→ Dataset content

_ _ _ _

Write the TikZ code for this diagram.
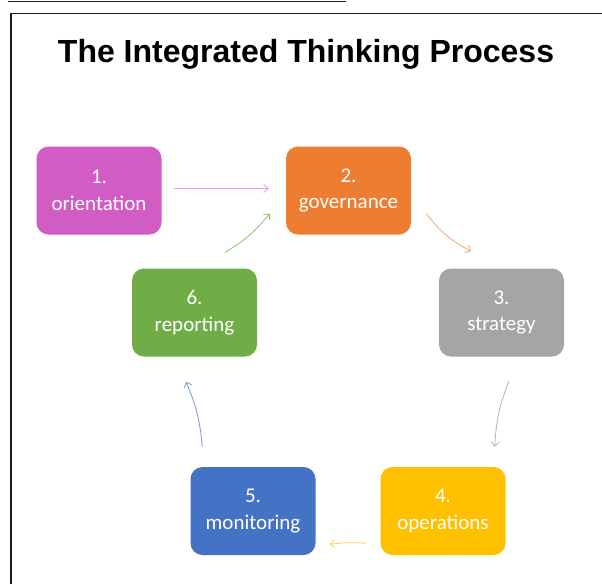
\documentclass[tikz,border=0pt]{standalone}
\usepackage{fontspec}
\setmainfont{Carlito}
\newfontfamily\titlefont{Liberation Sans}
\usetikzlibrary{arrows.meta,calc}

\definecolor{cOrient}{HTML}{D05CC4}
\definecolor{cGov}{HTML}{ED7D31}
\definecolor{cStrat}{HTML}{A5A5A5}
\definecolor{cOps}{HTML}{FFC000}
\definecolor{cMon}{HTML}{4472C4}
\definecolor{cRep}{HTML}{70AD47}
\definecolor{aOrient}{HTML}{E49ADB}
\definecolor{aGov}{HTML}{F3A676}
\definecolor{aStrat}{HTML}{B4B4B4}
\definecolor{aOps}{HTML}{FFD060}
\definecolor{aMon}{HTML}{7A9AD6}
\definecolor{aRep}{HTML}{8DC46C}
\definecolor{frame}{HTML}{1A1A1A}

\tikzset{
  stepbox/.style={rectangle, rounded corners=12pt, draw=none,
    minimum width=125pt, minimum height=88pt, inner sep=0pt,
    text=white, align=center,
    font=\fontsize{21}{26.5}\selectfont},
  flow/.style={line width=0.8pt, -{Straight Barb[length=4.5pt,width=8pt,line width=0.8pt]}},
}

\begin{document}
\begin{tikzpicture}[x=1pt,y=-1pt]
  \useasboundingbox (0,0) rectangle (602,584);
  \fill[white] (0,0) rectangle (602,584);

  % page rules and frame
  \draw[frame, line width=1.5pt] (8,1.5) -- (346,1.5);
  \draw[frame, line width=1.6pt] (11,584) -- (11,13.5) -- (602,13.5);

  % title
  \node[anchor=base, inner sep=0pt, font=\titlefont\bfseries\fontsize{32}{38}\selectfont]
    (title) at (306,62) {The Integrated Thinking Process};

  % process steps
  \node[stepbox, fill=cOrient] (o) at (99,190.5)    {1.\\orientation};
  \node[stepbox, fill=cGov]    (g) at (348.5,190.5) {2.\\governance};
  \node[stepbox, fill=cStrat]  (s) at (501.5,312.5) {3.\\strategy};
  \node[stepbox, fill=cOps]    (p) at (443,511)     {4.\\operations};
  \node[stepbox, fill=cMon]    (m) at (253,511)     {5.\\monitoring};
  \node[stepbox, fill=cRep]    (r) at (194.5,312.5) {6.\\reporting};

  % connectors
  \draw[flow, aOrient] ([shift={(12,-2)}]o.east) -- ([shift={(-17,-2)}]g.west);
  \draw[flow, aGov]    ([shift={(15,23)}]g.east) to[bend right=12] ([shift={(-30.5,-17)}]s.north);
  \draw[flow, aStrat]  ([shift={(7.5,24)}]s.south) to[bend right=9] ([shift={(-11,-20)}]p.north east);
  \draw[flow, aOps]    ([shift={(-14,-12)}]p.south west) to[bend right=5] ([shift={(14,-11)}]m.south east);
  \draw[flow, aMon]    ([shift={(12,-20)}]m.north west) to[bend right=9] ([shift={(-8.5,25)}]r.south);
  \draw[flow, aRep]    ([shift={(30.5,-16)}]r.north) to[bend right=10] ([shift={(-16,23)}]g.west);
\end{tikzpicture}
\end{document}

_ _ _ _

→ Short task
Skip every picture and transcribe the data above exactly.

→ Task response
Write the TikZ code for this diagram.
\documentclass[tikz,border=0pt]{standalone}
\usepackage{fontspec}
\setmainfont{Carlito}
\newfontfamily\titlefont{Liberation Sans}
\usetikzlibrary{arrows.meta,calc}

\definecolor{cOrient}{HTML}{D05CC4}
\definecolor{cGov}{HTML}{ED7D31}
\definecolor{cStrat}{HTML}{A5A5A5}
\definecolor{cOps}{HTML}{FFC000}
\definecolor{cMon}{HTML}{4472C4}
\definecolor{cRep}{HTML}{70AD47}
\definecolor{aOrient}{HTML}{E49ADB}
\definecolor{aGov}{HTML}{F3A676}
\definecolor{aStrat}{HTML}{B4B4B4}
\definecolor{aOps}{HTML}{FFD060}
\definecolor{aMon}{HTML}{7A9AD6}
\definecolor{aRep}{HTML}{8DC46C}
\definecolor{frame}{HTML}{1A1A1A}

\tikzset{
  stepbox/.style={rectangle, rounded corners=12pt, draw=none,
    minimum width=125pt, minimum height=88pt, inner sep=0pt,
    text=white, align=center,
    font=\fontsize{21}{26.5}\selectfont},
  flow/.style={line width=0.8pt, -{Straight Barb[length=4.5pt,width=8pt,line width=0.8pt]}},
}

\begin{document}
\begin{tikzpicture}[x=1pt,y=-1pt]
  \useasboundingbox (0,0) rectangle (602,584);
  \fill[white] (0,0) rectangle (602,584);

  % page rules and frame
  \draw[frame, line width=1.5pt] (8,1.5) -- (346,1.5);
  \draw[frame, line width=1.6pt] (11,584) -- (11,13.5) -- (602,13.5);

  % title
  \node[anchor=base, inner sep=0pt, font=\titlefont\bfseries\fontsize{32}{38}\selectfont]
    (title) at (306,62) {The Integrated Thinking Process};

  % process steps
  \node[stepbox, fill=cOrient] (o) at (99,190.5)    {1.\\orientation};
  \node[stepbox, fill=cGov]    (g) at (348.5,190.5) {2.\\governance};
  \node[stepbox, fill=cStrat]  (s) at (501.5,312.5) {3.\\strategy};
  \node[stepbox, fill=cOps]    (p) at (443,511)     {4.\\operations};
  \node[stepbox, fill=cMon]    (m) at (253,511)     {5.\\monitoring};
  \node[stepbox, fill=cRep]    (r) at (194.5,312.5) {6.\\reporting};

  % connectors
  \draw[flow, aOrient] ([shift={(12,-2)}]o.east) -- ([shift={(-17,-2)}]g.west);
  \draw[flow, aGov]    ([shift={(15,23)}]g.east) to[bend right=12] ([shift={(-30.5,-17)}]s.north);
  \draw[flow, aStrat]  ([shift={(7.5,24)}]s.south) to[bend right=9] ([shift={(-11,-20)}]p.north east);
  \draw[flow, aOps]    ([shift={(-14,-12)}]p.south west) to[bend right=5] ([shift={(14,-11)}]m.south east);
  \draw[flow, aMon]    ([shift={(12,-20)}]m.north west) to[bend right=9] ([shift={(-8.5,25)}]r.south);
  \draw[flow, aRep]    ([shift={(30.5,-16)}]r.north) to[bend right=10] ([shift={(-16,23)}]g.west);
\end{tikzpicture}
\end{document}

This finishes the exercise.